Many companies rely on their independent distributors to handle translation. Usually, the thinking goes something like this: “We’ll let our distributor in country X translate our product data-sheet there; they are fluent, and letting them do it will save us time and money.” Unfortunately, too often the opposite result occurs and companies end up spending more time and money—for an inferior translation—than they would have if they had used a full-service, professional translation provider. Why? The following are a few reasons.

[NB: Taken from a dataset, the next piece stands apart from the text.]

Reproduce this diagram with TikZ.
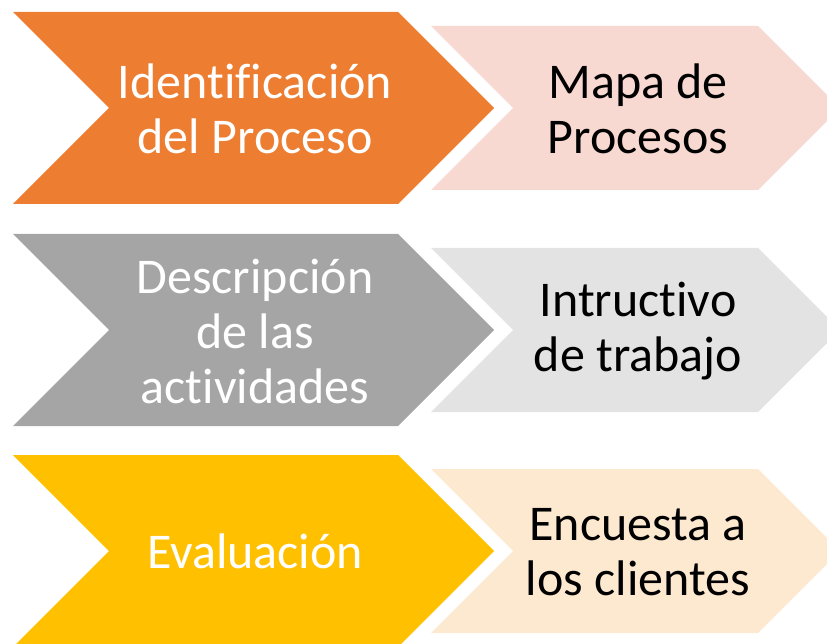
\documentclass[tikz,border=0pt]{standalone}
\usepackage{fontspec}
\setmainfont[Ligatures=NoCommon]{Carlito}
\definecolor{cOrange}{HTML}{ED7D31}
\definecolor{cPink}{HTML}{F8D9D1}
\definecolor{cGray}{HTML}{A5A5A5}
\definecolor{cLGray}{HTML}{E3E3E3}
\definecolor{cGold}{HTML}{FFC000}
\definecolor{cCream}{HTML}{FDE8D0}
\begin{document}
\begin{tikzpicture}[x=1pt,y=-1pt,
  lbl/.style={align=center,inner sep=0pt,font=\fontsize{50}{55}\selectfont},
  bigtxt/.style={lbl,text=white},
  smalltxt/.style={lbl,text=black}]
\useasboundingbox (0,0) rectangle (827,644);
\clip (0,0) rectangle (827,644);
% big chevron: half height 96, small: 82
\foreach \c/\fb/\fs in {108/cOrange/cPink, 330/cGray/cLGray, 551/cGold/cCream}{
  \fill[\fb] (13,\c-96) -- (398,\c-96) -- (494,\c) -- (398,\c+96) -- (13,\c+96) -- (109,\c) -- cycle;
  \fill[\fs] (431,\c-82) -- (758,\c-82) -- (840,\c) -- (758,\c+82) -- (431,\c+82) -- (513,\c) -- cycle;
}
\node[bigtxt] (b1) at (255,109) {Identificación\\del Proceso};
\node[smalltxt] (s1) at (638,109) {Mapa de\\Procesos};
\node[bigtxt] (b2) at (255,331) {Descripción\\de las\\actividades};
\node[smalltxt] (s2) at (638,331) {Intructivo\\de trabajo};
\node[bigtxt] (b3) at (255,551) {Evaluación};
\node[smalltxt] (s3) at (638,552) {Encuesta a\\los clientes};
\end{tikzpicture}
\end{document}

  1. Quality: While it is true that a distributor in Germany, for example, will have people who are fluent German speakers, this doesn’t mean that they can perform a quality translation from English. What level of command do they have of the English language? What kind of linguistic background do they have? How will they handle tough idiomatic challenges or English words/phrases that simply do not make sense in German? Finally, who will review their work? (see our blog entry on “The role of client reviewers in corporate translation projects”)
  2. Time: Handing translation work off to distributors can create a nightmare in terms of coordination and efficiency. If a company has a product datasheet that it wants translated into 7 languages, how much time will pass before all 7 distributors get round to doing the work? Surprisingly enough, although the distributor is the most interested party in getting the materials translated, this work often takes several weeks or even months…!!!
  3. Cost: Naturally, if you spend a lot of time trying to chase down distributors for a translation project, you are not able to perform other responsibilities and are therefore not concentrating on your core business. There is a huge opportunity cost associated with this approach.
  4. Risk: This approach has several potential risks:
    • the risk of getting a poor translation that fails to accurately capture a marketing message or technical details
    • the risk of ending up with different messages in different markets, therefore losing brand consistency and image
    • the risk of mis-translating product warnings and other legal content which is simply too important to hand over to non-professional translators.